EXERCISE PROMPT: Repeat every line of the data exactly, but not the pictures.

— begin SOURCE MATERIAL —

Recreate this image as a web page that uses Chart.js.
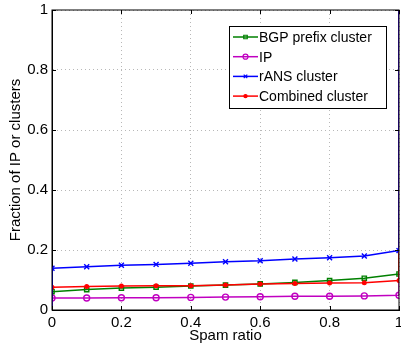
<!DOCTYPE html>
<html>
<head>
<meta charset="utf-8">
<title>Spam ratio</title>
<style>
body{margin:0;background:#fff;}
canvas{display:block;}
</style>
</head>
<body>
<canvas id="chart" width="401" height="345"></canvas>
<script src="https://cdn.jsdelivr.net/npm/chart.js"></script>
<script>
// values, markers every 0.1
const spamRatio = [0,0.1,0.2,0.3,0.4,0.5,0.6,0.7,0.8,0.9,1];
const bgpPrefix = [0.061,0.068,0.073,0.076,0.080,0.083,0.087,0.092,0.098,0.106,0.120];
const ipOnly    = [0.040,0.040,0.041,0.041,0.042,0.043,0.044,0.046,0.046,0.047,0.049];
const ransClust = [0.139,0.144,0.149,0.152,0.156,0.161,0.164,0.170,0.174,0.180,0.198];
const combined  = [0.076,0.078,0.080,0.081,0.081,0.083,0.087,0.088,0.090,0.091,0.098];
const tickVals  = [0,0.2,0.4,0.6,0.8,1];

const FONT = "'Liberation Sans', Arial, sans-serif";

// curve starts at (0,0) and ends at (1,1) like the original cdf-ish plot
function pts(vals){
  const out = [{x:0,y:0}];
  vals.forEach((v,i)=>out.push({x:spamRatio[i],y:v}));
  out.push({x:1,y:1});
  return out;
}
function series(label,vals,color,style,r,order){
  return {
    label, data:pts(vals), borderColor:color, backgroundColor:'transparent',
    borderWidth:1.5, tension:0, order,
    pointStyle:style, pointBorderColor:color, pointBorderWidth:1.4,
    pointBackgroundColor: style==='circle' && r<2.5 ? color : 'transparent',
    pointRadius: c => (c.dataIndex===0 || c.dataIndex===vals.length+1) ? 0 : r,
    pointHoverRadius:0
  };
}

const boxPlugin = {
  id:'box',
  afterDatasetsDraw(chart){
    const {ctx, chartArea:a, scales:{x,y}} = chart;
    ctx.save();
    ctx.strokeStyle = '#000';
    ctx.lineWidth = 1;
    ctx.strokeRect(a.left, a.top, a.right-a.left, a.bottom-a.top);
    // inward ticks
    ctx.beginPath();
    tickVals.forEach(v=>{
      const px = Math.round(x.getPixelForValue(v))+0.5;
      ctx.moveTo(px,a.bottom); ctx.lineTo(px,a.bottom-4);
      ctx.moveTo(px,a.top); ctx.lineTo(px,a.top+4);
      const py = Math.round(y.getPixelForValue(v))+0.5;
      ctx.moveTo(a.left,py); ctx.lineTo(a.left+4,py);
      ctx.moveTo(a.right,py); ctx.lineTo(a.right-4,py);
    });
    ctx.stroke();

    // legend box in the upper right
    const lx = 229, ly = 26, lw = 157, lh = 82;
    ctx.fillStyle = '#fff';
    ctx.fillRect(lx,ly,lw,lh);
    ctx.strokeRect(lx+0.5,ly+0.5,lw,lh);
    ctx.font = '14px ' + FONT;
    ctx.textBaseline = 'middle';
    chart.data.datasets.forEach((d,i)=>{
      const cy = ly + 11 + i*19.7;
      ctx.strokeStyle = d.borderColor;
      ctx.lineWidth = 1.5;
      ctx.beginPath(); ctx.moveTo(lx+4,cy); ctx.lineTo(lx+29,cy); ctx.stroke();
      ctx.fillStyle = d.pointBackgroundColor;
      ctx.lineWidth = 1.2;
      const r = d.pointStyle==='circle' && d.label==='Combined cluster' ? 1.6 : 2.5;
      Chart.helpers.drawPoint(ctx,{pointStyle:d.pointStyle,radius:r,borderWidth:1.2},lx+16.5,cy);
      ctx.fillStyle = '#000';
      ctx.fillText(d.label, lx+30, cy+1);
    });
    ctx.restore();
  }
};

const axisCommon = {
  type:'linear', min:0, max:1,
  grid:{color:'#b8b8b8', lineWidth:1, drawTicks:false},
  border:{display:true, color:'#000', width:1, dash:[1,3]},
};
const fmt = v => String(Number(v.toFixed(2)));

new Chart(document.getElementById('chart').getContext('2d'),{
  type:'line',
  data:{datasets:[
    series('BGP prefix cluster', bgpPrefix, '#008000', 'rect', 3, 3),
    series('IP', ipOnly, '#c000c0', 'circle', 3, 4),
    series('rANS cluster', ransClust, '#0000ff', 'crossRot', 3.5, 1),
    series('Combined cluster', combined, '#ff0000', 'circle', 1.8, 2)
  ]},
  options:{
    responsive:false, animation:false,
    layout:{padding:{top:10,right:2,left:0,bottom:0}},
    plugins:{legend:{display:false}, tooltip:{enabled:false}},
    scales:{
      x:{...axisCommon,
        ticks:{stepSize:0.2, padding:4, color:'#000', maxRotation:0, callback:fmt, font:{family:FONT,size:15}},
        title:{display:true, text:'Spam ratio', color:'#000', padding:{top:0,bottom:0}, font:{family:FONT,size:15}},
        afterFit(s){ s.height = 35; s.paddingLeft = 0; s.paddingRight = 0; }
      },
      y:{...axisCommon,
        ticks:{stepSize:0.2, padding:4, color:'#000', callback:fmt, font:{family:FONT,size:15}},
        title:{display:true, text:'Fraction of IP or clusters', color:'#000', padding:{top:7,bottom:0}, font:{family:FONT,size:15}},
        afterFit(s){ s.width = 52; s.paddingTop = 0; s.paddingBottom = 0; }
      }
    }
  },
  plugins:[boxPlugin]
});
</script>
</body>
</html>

— end SOURCE MATERIAL —

EXPECTED ANSWER:
Recreate this image as a web page that uses Chart.js.
<!DOCTYPE html>
<html>
<head>
<meta charset="utf-8">
<title>Spam ratio</title>
<style>
body{margin:0;background:#fff;}
canvas{display:block;}
</style>
</head>
<body>
<canvas id="chart" width="401" height="345"></canvas>
<script src="https://cdn.jsdelivr.net/npm/chart.js"></script>
<script>
// values, markers every 0.1
const spamRatio = [0,0.1,0.2,0.3,0.4,0.5,0.6,0.7,0.8,0.9,1];
const bgpPrefix = [0.061,0.068,0.073,0.076,0.080,0.083,0.087,0.092,0.098,0.106,0.120];
const ipOnly    = [0.040,0.040,0.041,0.041,0.042,0.043,0.044,0.046,0.046,0.047,0.049];
const ransClust = [0.139,0.144,0.149,0.152,0.156,0.161,0.164,0.170,0.174,0.180,0.198];
const combined  = [0.076,0.078,0.080,0.081,0.081,0.083,0.087,0.088,0.090,0.091,0.098];
const tickVals  = [0,0.2,0.4,0.6,0.8,1];

const FONT = "'Liberation Sans', Arial, sans-serif";

// curve starts at (0,0) and ends at (1,1) like the original cdf-ish plot
function pts(vals){
  const out = [{x:0,y:0}];
  vals.forEach((v,i)=>out.push({x:spamRatio[i],y:v}));
  out.push({x:1,y:1});
  return out;
}
function series(label,vals,color,style,r,order){
  return {
    label, data:pts(vals), borderColor:color, backgroundColor:'transparent',
    borderWidth:1.5, tension:0, order,
    pointStyle:style, pointBorderColor:color, pointBorderWidth:1.4,
    pointBackgroundColor: style==='circle' && r<2.5 ? color : 'transparent',
    pointRadius: c => (c.dataIndex===0 || c.dataIndex===vals.length+1) ? 0 : r,
    pointHoverRadius:0
  };
}

const boxPlugin = {
  id:'box',
  afterDatasetsDraw(chart){
    const {ctx, chartArea:a, scales:{x,y}} = chart;
    ctx.save();
    ctx.strokeStyle = '#000';
    ctx.lineWidth = 1;
    ctx.strokeRect(a.left, a.top, a.right-a.left, a.bottom-a.top);
    // inward ticks
    ctx.beginPath();
    tickVals.forEach(v=>{
      const px = Math.round(x.getPixelForValue(v))+0.5;
      ctx.moveTo(px,a.bottom); ctx.lineTo(px,a.bottom-4);
      ctx.moveTo(px,a.top); ctx.lineTo(px,a.top+4);
      const py = Math.round(y.getPixelForValue(v))+0.5;
      ctx.moveTo(a.left,py); ctx.lineTo(a.left+4,py);
      ctx.moveTo(a.right,py); ctx.lineTo(a.right-4,py);
    });
    ctx.stroke();

    // legend box in the upper right
    const lx = 229, ly = 26, lw = 157, lh = 82;
    ctx.fillStyle = '#fff';
    ctx.fillRect(lx,ly,lw,lh);
    ctx.strokeRect(lx+0.5,ly+0.5,lw,lh);
    ctx.font = '14px ' + FONT;
    ctx.textBaseline = 'middle';
    chart.data.datasets.forEach((d,i)=>{
      const cy = ly + 11 + i*19.7;
      ctx.strokeStyle = d.borderColor;
      ctx.lineWidth = 1.5;
      ctx.beginPath(); ctx.moveTo(lx+4,cy); ctx.lineTo(lx+29,cy); ctx.stroke();
      ctx.fillStyle = d.pointBackgroundColor;
      ctx.lineWidth = 1.2;
      const r = d.pointStyle==='circle' && d.label==='Combined cluster' ? 1.6 : 2.5;
      Chart.helpers.drawPoint(ctx,{pointStyle:d.pointStyle,radius:r,borderWidth:1.2},lx+16.5,cy);
      ctx.fillStyle = '#000';
      ctx.fillText(d.label, lx+30, cy+1);
    });
    ctx.restore();
  }
};

const axisCommon = {
  type:'linear', min:0, max:1,
  grid:{color:'#b8b8b8', lineWidth:1, drawTicks:false},
  border:{display:true, color:'#000', width:1, dash:[1,3]},
};
const fmt = v => String(Number(v.toFixed(2)));

new Chart(document.getElementById('chart').getContext('2d'),{
  type:'line',
  data:{datasets:[
    series('BGP prefix cluster', bgpPrefix, '#008000', 'rect', 3, 3),
    series('IP', ipOnly, '#c000c0', 'circle', 3, 4),
    series('rANS cluster', ransClust, '#0000ff', 'crossRot', 3.5, 1),
    series('Combined cluster', combined, '#ff0000', 'circle', 1.8, 2)
  ]},
  options:{
    responsive:false, animation:false,
    layout:{padding:{top:10,right:2,left:0,bottom:0}},
    plugins:{legend:{display:false}, tooltip:{enabled:false}},
    scales:{
      x:{...axisCommon,
        ticks:{stepSize:0.2, padding:4, color:'#000', maxRotation:0, callback:fmt, font:{family:FONT,size:15}},
        title:{display:true, text:'Spam ratio', color:'#000', padding:{top:0,bottom:0}, font:{family:FONT,size:15}},
        afterFit(s){ s.height = 35; s.paddingLeft = 0; s.paddingRight = 0; }
      },
      y:{...axisCommon,
        ticks:{stepSize:0.2, padding:4, color:'#000', callback:fmt, font:{family:FONT,size:15}},
        title:{display:true, text:'Fraction of IP or clusters', color:'#000', padding:{top:7,bottom:0}, font:{family:FONT,size:15}},
        afterFit(s){ s.width = 52; s.paddingTop = 0; s.paddingBottom = 0; }
      }
    }
  },
  plugins:[boxPlugin]
});
</script>
</body>
</html>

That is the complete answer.